Morgan Keegan & Co is hoping to recover money lost to a professional sports agent, who was awarded $400,000 in a securities arbitration ruling against the brokerage last week.
The Memphis, Tennessee-based firm filed a court action in New York on Wednesday to overturn the ruling by a Financial Industry Regulatory Authority arbitration panel, which resulted from the agent’s claims that he incurred personal losses from bad bond investments.
W. Kyle Rote Jr., whose company Athletic Resource Management represents star clients such as Denver Broncos quarterback Tim Tebow, was the latest to allege that Morgan Keegan breached its contract by failing to disclose the extent of risk involved in his personal investments.
“It’s just another tactic to delay, stall and temper the enthusiasm for victims of their practices who are achieving restitution,” said Peter Mougey, a lawyer in Pensacola, Florida who represented Rote.
Arbitration awards are typically binding. However, parties can ask courts to overturn them in limited circumstances, such as when arbitrators misapply the law.
Mougey said he expects the court to uphold its decision and plans to ask for a modification to the award to seek the full amount of $954,000 initially sought, of which only half was granted.
Morgan Keegan declined to comment.
While proceedings to vacate arbitration awards are unusual, Morgan Keegan has tried to overturn numerous awards to investors involving a group of money-losing bond funds which have become the subject of state and federal regulatory actions.
For example, Morgan Keegan tried to challenge an award granted to former professional basketball star Horace Grant in September 2009, after the brokerage was ordered by arbitrators to pay $1.5 million to Grant. That case is still pending in a federal appeals court.
Mougey said out of the roughly 1,000 FINRA arbitration cases he has worked on, he could “count on one hand” how many of those that actually went to hearing were appealed.
“Almost every one of those has been a Morgan Keegan case,” he said.
Trying to overturn an award is among Morgan Keegan’s legal rights, but the practice does not “respect the finality of the arbitration decision,” said Ryan Bakhtiari, president of the Public Investors Arbitration Bar Association, an organization of lawyers which represents investors in securities arbitration cases.
The brokerage’s account-opening agreement requires its customers to arbitrate disputes instead of going to court, he said.
“But when it comes to an arbitration decision they don’t like, they’re the first to walk away,” Bakhtiari said. “It’s a pattern of bad behavior.”

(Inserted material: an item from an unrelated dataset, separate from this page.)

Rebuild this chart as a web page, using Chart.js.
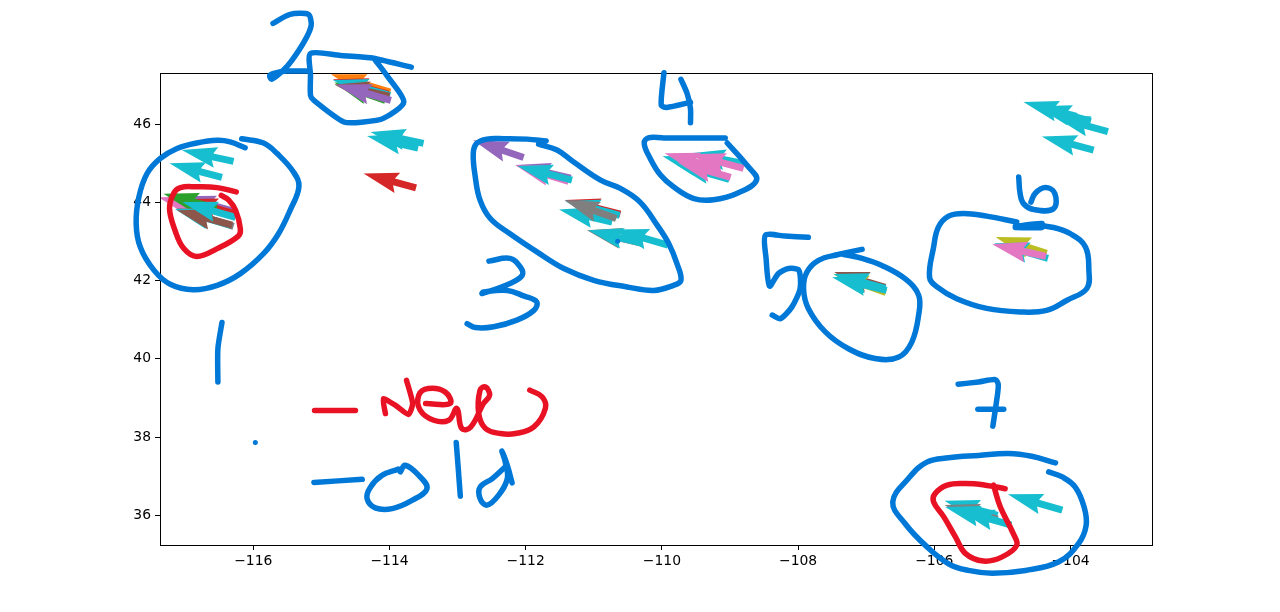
<!DOCTYPE html>
<html>
<head>
<meta charset="utf-8">
<script src="https://cdn.jsdelivr.net/npm/chart.js@4"></script>
<style>
  body { margin: 0; background: #fff; }
</style>
</head>
<body>
<canvas id="quiverChart" width="1280" height="612"></canvas>
<script>
// axis ticks
const xTickValues = [-116, -114, -112, -110, -108, -106, -104];
const yTickValues = [36, 38, 40, 42, 44, 46];

// arrows: tail and tip, in lon/lat
const arrowLon = [-116.29,-116.46,-116.60,-116.28,-116.25,-116.54,-116.29,-116.34,-116.31,-116.26,
  -113.99,-114.06,-114.02,-113.99,-114.00,-113.98,-113.50,-113.58,-113.61,
  -112.03,-111.34,-111.37,-111.32,-110.61,-110.62,-110.73,-110.67,-110.30,-110.29,-109.91,
  -108.80,-109.20,-109.01,-109.17,-108.99,-108.80,
  -106.72,-106.71,-106.72,-106.70,
  -103.91,-103.70,-103.45,-103.66,-104.35,-104.33,-104.36,
  -104.12,-105.07,-105.07,-105.06,-104.87];
const arrowLat = [45.05,44.64,43.75,43.77,43.70,43.85,43.39,43.42,43.42,43.62,
  46.82,46.61,46.77,46.74,46.72,46.61,45.51,45.39,44.37,
  45.15,44.62,44.54,44.57,43.70,43.67,43.50,43.59,42.96,42.96,42.91,
  45.00,44.80,44.59,44.87,44.64,44.87,
  41.83,41.70,41.80,41.75,
  46.20,46.08,45.81,45.34,42.70,42.57,42.62,
  36.13,36.00,35.90,35.85,35.75];
const tipLon = [-117.05,-117.23,-117.39,-117.07,-117.04,-117.32,-117.13,-117.15,-117.12,-117.04,
  -114.86,-114.81,-114.83,-114.83,-114.81,-114.78,-114.28,-114.33,-114.38,
  -112.77,-112.15,-112.15,-112.12,-111.42,-111.42,-111.51,-111.43,-111.10,-111.08,-110.71,
  -109.58,-109.99,-109.80,-109.96,-109.77,-109.58,
  -107.47,-107.48,-107.48,-107.50,
  -104.69,-104.50,-104.23,-104.42,-105.10,-105.12,-105.15,
  -104.92,-105.85,-105.85,-105.84,-105.63];
const tipLat = [45.34,45.00,44.13,44.16,44.08,44.22,43.85,43.83,43.80,44.01,
  47.28,47.07,47.15,47.13,47.02,47.02,45.80,45.70,44.74,
  45.59,44.96,44.95,44.93,44.06,44.04,43.82,44.06,43.29,43.29,43.31,
  45.26,45.18,44.98,45.26,45.03,45.23,
  42.22,42.17,42.17,42.09,
  46.57,46.46,46.19,45.69,43.12,42.96,42.93,
  36.54,36.37,36.26,36.21,36.13];
const arrowColor = ['cyan','cyan','pink','purple','red','green','gray','cyan','brown','cyan',
  'orange','green','red','cyan','brown','purple','cyan','cyan','red',
  'purple','purple','pink','cyan','red','cyan','cyan','gray','gray','cyan','cyan',
  'cyan','cyan','cyan','pink','pink','pink',
  'brown','olive','cyan','cyan',
  'cyan','cyan','cyan','cyan','olive','cyan','pink',
  'cyan','cyan','gray','cyan','cyan'];
const tab10 = {orange:'#ff7f0e',green:'#2ca02c',red:'#d62728',purple:'#9467bd',brown:'#8c564b',
  pink:'#e377c2',gray:'#7f7f7f',olive:'#bcbd22',cyan:'#17becf'};

// hand drawn circles and digits, in lon/lat
const ring1Lon = [-116.12,-116.34,-116.53,-116.83,-117.12,-117.37,-117.56,-117.68,-117.72,-117.66,-117.46,-117.22,-116.88,-116.53,-116.19,-115.85,-115.63,-115.46,-115.33,-115.41,-115.65,-115.85,-116.17];
const ring1Lat = [45.40,45.55,45.59,45.52,45.38,45.12,44.74,44.14,43.46,42.86,42.27,41.91,41.77,41.88,42.18,42.69,43.20,43.80,44.40,44.78,45.25,45.52,45.63];
const digit1Lon = [-116.46,-116.52,-116.52];
const digit1Lat = [40.93,40.26,39.41];
const digit2Lon = [-115.71,-115.46,-115.19,-115.15,-115.24,-115.43,-115.56,-115.73,-115.76,-115.70,-115.51,-115.19];
const digit2Lat = [48.58,48.81,48.81,48.53,48.15,47.64,47.38,47.15,47.24,47.30,47.36,47.36];
const ring2Lon = [-113.68,-114.28,-114.72,-115.16,-115.16,-115.16,-115.11,-114.67,-114.38,-114.09,-113.79,-114.04,-114.21];
const ring2Lat = [47.46,47.70,47.76,47.81,47.25,46.74,46.61,46.06,46.06,46.15,46.57,47.25,47.64];
const ring3Lon = [-111.70,-111.98,-112.32,-112.57,-112.72,-112.77,-112.74,-112.67,-112.52,-112.23,-111.83,-111.44,-111.00,-110.51,-110.12,-109.83,-109.72,-109.78,-109.90,-110.07,-110.32,-110.61,-110.90,-111.30,-111.54,-111.81];
const ring3Lat = [45.57,45.62,45.63,45.62,45.51,45.25,44.65,44.06,43.59,43.20,42.73,42.31,42.01,41.84,41.75,41.88,42.01,42.44,42.95,43.42,44.01,44.36,44.57,45.04,45.34,45.49];
const digit3Lon = [-112.54,-112.23,-112.08,-112.05,-112.23,-112.64,-112.62,-112.27,-112.03,-111.84,-111.88,-112.13,-112.47,-112.74,-112.86];
const digit3Lat = [42.50,42.57,42.35,42.14,41.93,41.67,41.71,41.75,41.61,41.46,41.24,40.99,40.82,40.80,40.90];
const digit4aLon = [-109.97,-110.01,-109.93,-109.58];
const digit4aLat = [47.32,46.49,46.43,46.56];
const digit4bLon = [-109.72,-109.63,-109.58,-109.58];
const digit4bLat = [47.15,46.79,46.40,46.04];
const ring4Lon = [-109.07,-109.48,-109.97,-110.20,-110.26,-110.17,-110.02,-109.83,-109.53,-109.24,-108.90,-108.61,-108.75,-109.04];
const ring4Lat = [45.65,45.65,45.65,45.65,45.51,45.12,44.70,44.40,44.10,44.07,44.23,44.57,44.95,45.52];
const digit5Lon = [-107.85,-108.19,-108.48,-108.47,-108.42,-108.29,-108.14,-107.99,-107.97,-108.09,-108.26,-108.38];
const digit5Lat = [43.11,43.14,43.16,42.57,41.86,42.18,42.31,42.27,41.80,41.33,41.03,41.12];
const ring5Lon = [-107.06,-107.41,-107.70,-107.87,-107.92,-107.85,-107.60,-107.26,-106.87,-106.52,-106.33,-106.23,-106.23,-106.43,-106.77,-107.06,-107.33];
const ring5Lat = [42.80,42.67,42.52,42.22,41.80,41.29,40.69,40.26,40.01,40.05,40.43,41.12,41.63,42.05,42.39,42.57,42.67];
const digit6Lon = [-104.76,-104.74,-104.69,-104.54,-104.25,-104.23,-104.37,-104.52,-104.58];
const digit6Lat = [44.65,44.23,43.97,43.82,43.84,44.23,44.38,44.23,44.01];
const ring6Lon = [-104.79,-105.23,-105.57,-105.79,-105.94,-106.01,-106.07,-105.96,-105.67,-105.23,-104.74,-104.35,-104.05,-103.76,-103.73,-103.78,-104.00,-104.25,-104.54,-104.79];
const ring6Lat = [43.50,43.65,43.72,43.65,43.37,42.86,42.09,41.84,41.54,41.29,41.20,41.24,41.50,41.80,42.27,42.86,43.20,43.36,43.42,43.39];
const overlapLon = [-104.81,-104.42,-104.42,-104.81];
const overlapLat = [43.39,43.46,43.36,43.36];
const digit7Lon = [-105.65,-105.35,-105.10,-105.06,-105.09,-105.14];
const digit7Lat = [39.35,39.41,39.47,39.33,38.86,38.28];
const bar7Lon = [-105.36,-104.98];
const bar7Lat = [38.71,38.71];
const ring7Lon = [-104.22,-104.57,-104.91,-105.35,-105.79,-106.11,-106.38,-106.61,-106.43,-106.13,-105.79,-105.50,-105.15,-104.66,-104.17,-103.88,-103.77,-103.80,-103.93,-104.12,-104.32];
const ring7Lat = [37.34,37.51,37.58,37.53,37.47,37.36,36.94,36.34,35.79,35.23,34.76,34.59,34.52,34.59,34.81,35.28,35.74,36.21,36.72,36.98,37.11];
const oldDashLon = [-115.11,-114.40];
const oldDashLat = [36.84,36.92];
const oldOLon = [-113.87,-114.11,-114.28,-114.33,-114.21,-113.96,-113.67,-113.45,-113.57,-113.77,-113.84];
const oldOLat = [37.18,37.02,36.72,36.43,36.19,36.17,36.38,36.68,37.02,37.28,37.11];
const oldLLon = [-113.02,-112.99,-112.96];
const oldLLat = [37.86,37.19,36.49];
const oldDLon = [-112.30,-112.49,-112.67,-112.67,-112.57,-112.40,-112.27,-112.30,-112.35,-112.27,-112.20];
const oldDLat = [37.24,36.94,36.72,36.43,36.26,36.51,36.94,37.36,37.64,37.28,36.83];
const dotLon = [-115.97,-110.65];
const dotLat = [37.86,43.01];

// red ones
const redRing1Lon = [-116.25,-116.53,-116.83,-117.07,-117.17,-117.23,-117.15,-117.02,-116.83,-116.53,-116.22,-116.19,-116.26,-116.36,-116.47];
const redRing1Lat = [44.27,44.38,44.40,44.38,44.23,43.84,43.29,42.82,42.62,42.82,43.14,43.33,43.80,44.06,44.18];
const redRing7Lon = [-104.96,-105.25,-105.54,-105.81,-105.99,-106.01,-105.86,-105.69,-105.54,-105.28,-105.01,-104.79,-104.84,-105.03,-105.13];
const redRing7Lat = [36.68,36.77,36.81,36.77,36.55,36.34,35.96,35.45,35.02,34.83,34.93,35.23,35.53,36.21,36.77];
const newDashLon = [-115.10,-114.50];
const newDashLat = [38.68,38.68];
const newNLon = [-114.06,-114.09,-113.91,-113.72,-113.66,-113.75];
const newNLat = [38.60,38.98,38.81,38.58,38.86,39.45];
const newRestLon = [-113.47,-113.11,-113.18,-113.43,-113.57,-113.55,-113.35,-113.13,-113.01,-112.94,-112.81,-112.62,-112.53,-112.59,-112.67,-112.69,-112.59,-112.37,-112.15,-111.88,-111.71,-111.76,-111.94];
const newRestLat = [38.86,38.86,39.15,39.24,39.07,38.69,38.43,38.43,38.73,38.22,38.25,38.86,39.07,39.28,39.20,38.60,38.22,38.09,38.09,38.26,38.74,39.03,39.20];

const inkBlue = '#0078d7';
const inkRed = '#e81224';

function stroke(lon, lat, color, tension) {
  return {
    type: 'scatter',
    data: lon.map((v, i) => ({x: v, y: lat[i]})),
    showLine: true,
    borderColor: color,
    borderWidth: 5.5,
    borderCapStyle: 'round',
    borderJoinStyle: 'round',
    tension: tension,
    capBezierPoints: false,
    pointRadius: 0,
    clip: false
  };
}

var datasets = [{
  // tails of the arrows, the plugin below draws the shapes
  type: 'scatter',
  label: 'arrows',
  data: arrowLon.map((v, i) => ({x: v, y: arrowLat[i]})),
  pointRadius: 0
}];
// rounded rings
[[ring1Lon,ring1Lat],[ring3Lon,ring3Lat],[ring4Lon,ring4Lat],[ring5Lon,ring5Lat],[ring6Lon,ring6Lat],[ring7Lon,ring7Lat],
 [digit3Lon,digit3Lat],[digit6Lon,digit6Lat],[oldOLon,oldOLat],[oldDLon,oldDLat]
].forEach(s => datasets.push(stroke(s[0], s[1], inkBlue, 0.4)));
// sharper ones
[[digit1Lon,digit1Lat],[digit2Lon,digit2Lat],[ring2Lon,ring2Lat],[digit4aLon,digit4aLat],
 [digit4bLon,digit4bLat],[digit5Lon,digit5Lat],[overlapLon,overlapLat],[digit7Lon,digit7Lat],
 [bar7Lon,bar7Lat],[oldDashLon,oldDashLat],[oldLLon,oldLLat]
].forEach(s => datasets.push(stroke(s[0], s[1], inkBlue, 0.25)));
[[redRing1Lon,redRing1Lat],[redRing7Lon,redRing7Lat],[newDashLon,newDashLat],[newRestLon,newRestLat]
].forEach(s => datasets.push(stroke(s[0], s[1], inkRed, 0.4)));
datasets.push(stroke(newNLon, newNLat, inkRed, 0.2));
datasets.push({
  type: 'scatter',
  data: dotLon.map((v, i) => ({x: v, y: dotLat[i]})),
  pointRadius: 2.5,
  pointBackgroundColor: inkBlue,
  pointBorderWidth: 0,
  clip: false
});

// quiver shapes + the box round the axes
const quiverPlugin = {
  id: 'quiver',
  beforeDatasetsDraw(chart) {
    const c = chart.ctx, a = chart.chartArea;
    const xs = chart.scales.x, ys = chart.scales.y;
    const tails = chart.getDatasetMeta(0).data;
    c.save();
    c.beginPath();
    c.rect(a.left, a.top, a.right - a.left, a.bottom - a.top);
    c.clip();
    tails.forEach((el, i) => {
      const tx = el.x, ty = el.y;
      const px = xs.getPixelForValue(tipLon[i]), py = ys.getPixelForValue(tipLat[i]);
      const len = Math.hypot(px - tx, py - ty);
      const dx = (px - tx) / len, dy = (py - ty) / len;
      const nx = -dy, ny = dx;
      const at = (back, side) => [px - dx * back + nx * side, py - dy * back + ny * side];
      const pts = [[tx + nx * 3.5, ty + ny * 3.5], at(31.5, 3.5), at(35, 10.5), [px, py],
        at(35, -10.5), at(31.5, -3.5), [tx - nx * 3.5, ty - ny * 3.5]];
      c.beginPath();
      pts.forEach((p, k) => k ? c.lineTo(p[0], p[1]) : c.moveTo(p[0], p[1]));
      c.closePath();
      c.fillStyle = tab10[arrowColor[i]];
      c.fill();
    });
    c.restore();
    c.strokeStyle = '#000';
    c.lineWidth = 1;
    c.strokeRect(a.left + 0.5, a.top + 0.5, a.right - a.left, a.bottom - a.top);
  }
};

function axisOptions(min, max, tickValues, pad) {
  return {
    type: 'linear',
    min: min,
    max: max,
    grid: {drawOnChartArea: false, drawTicks: true, tickLength: 5, tickColor: '#000', tickWidth: 1},
    border: {display: false},
    ticks: {
      color: '#000',
      padding: pad,
      maxRotation: 0,
      autoSkip: false,
      font: {family: 'DejaVu Sans', size: 13.9},
      callback: v => String(v).replace('-', '\u2212')
    },
    afterBuildTicks: axis => { axis.ticks = tickValues.map(v => ({value: v})); }
  };
}

const xAxis = axisOptions(-117.37, -102.803, xTickValues, 3);
xAxis.afterFit = axis => { axis.height = 67; };
const yAxis = axisOptions(35.24, 47.311, yTickValues, 4);
yAxis.afterFit = axis => { axis.width = 160; };

var ctx = document.getElementById('quiverChart').getContext('2d');
var myChart = new Chart(ctx, {
  type: 'scatter',
  data: {datasets: datasets},
  plugins: [quiverPlugin],
  options: {
    responsive: false,
    animation: false,
    layout: {padding: {top: 73, right: 128, left: 0, bottom: 0}},
    plugins: {legend: {display: false}, tooltip: {enabled: false}, title: {display: false}},
    scales: {x: xAxis, y: yAxis}
  }
});
</script>
</body>
</html>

In Rote’s case, Morgan Keegan claimed, among other things, that one of the arbitrators on the panel was biased because of his involvement in a prior Morgan Keegan case involving the money-losing bond funds.
Morgan Keegan also argued that the award did not adequately explain how the $400,000 would be divided among the three claimants, which were Rote, his wife, and a trust, of which Rote is a trustee.
The brokerage, which was owned by Regions Financial Corp at the time that many of losses from the bond funds were incurred, is now being purchased by Raymond James Financial Inc .
Rote is a former professional soccer player and son of the NFL New York Giants football star Kyle Rote.